Stopping play for a team doctor to take a look at a player
who gets his bell rung and seeing that player back on the field 1 or 2 plays later is not a concussion but gets counted as one in order to inflate numbers.
No, those don't get counted as concussions, as a tiny bit of research would tell you. You're simply wrong about this.
 
Here's a contraption that should help with brain injuries and hopefully keep hard hits in the league


BOOOO WHERE MUH NFL GONE? I'M DONE. I WANT MY PLAYERS GETTING CTE LIKE REAL MEN.
REAL MEN LIKE SEAU, THOMAS, ADRIAN ROBINSON, ANDRE WATERS AND OTHERS WHO DIED YOUNG WITH CTE WERE NATIONAL HEROS
PINKO COMMY HELMETS. LIBRHULE AGENDA NEW WORLD ORDER!!
Kinda, yeah, to be honest. Ever since Auto sport is becoming more of a sissy show than real racing (F1 at least) it's becoming dull.

1980s Rally Turbo era, 1990s F1... those were the days. The danger always around so people were looking reverently at the guys getting into those machines and putting up a good show. I stopped watching F1 once they got that stupid pole in front of their faces.

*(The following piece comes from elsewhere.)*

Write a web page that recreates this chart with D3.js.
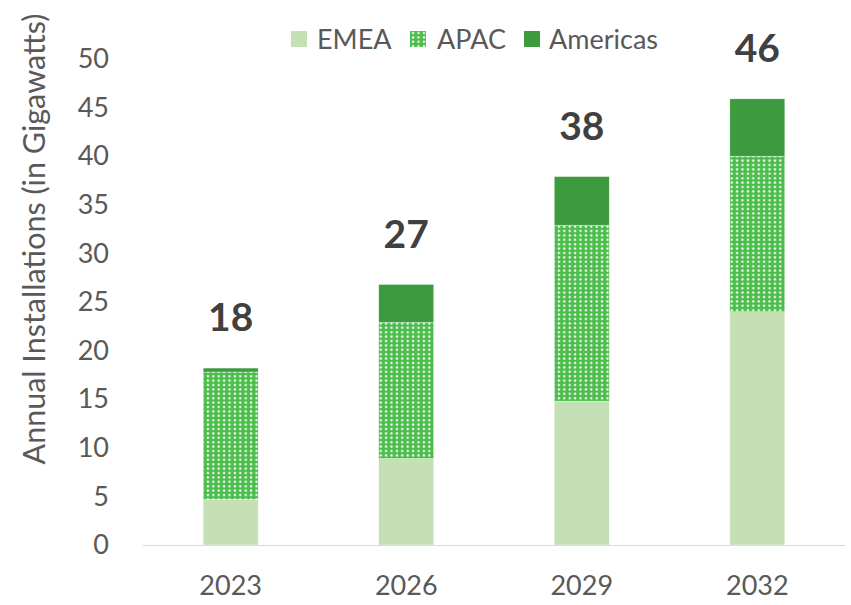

Same thing with football (for me). I watch these guys doing something with great skill I'd never do. The "brutality" of it all is part of the attraction. For anything else I have (European) football or soccer as you guys call it.

Hockey will probably the last sport one day in which you will find some action.

With that being said... I think wearing these cushions will become the norm. Some guy will start wearing it, and then more and more will follow.

And one day we'll probably see a new football product, something like the UFC for football. And people will start watching that. Probably me too.
 
Cannot believe people are complaining about making a game safer for players.

A sport where the players regularly break their arms, legs, ankles, tear ligaments, rip muscles, get concussions, damage internal organs, puncture lungs...

A kid named Hamlin almost died on live TV in front of millions playing this sport a couple years ago.

And people have the audacity to complain about helmets because they don't like the way they look. Oh please.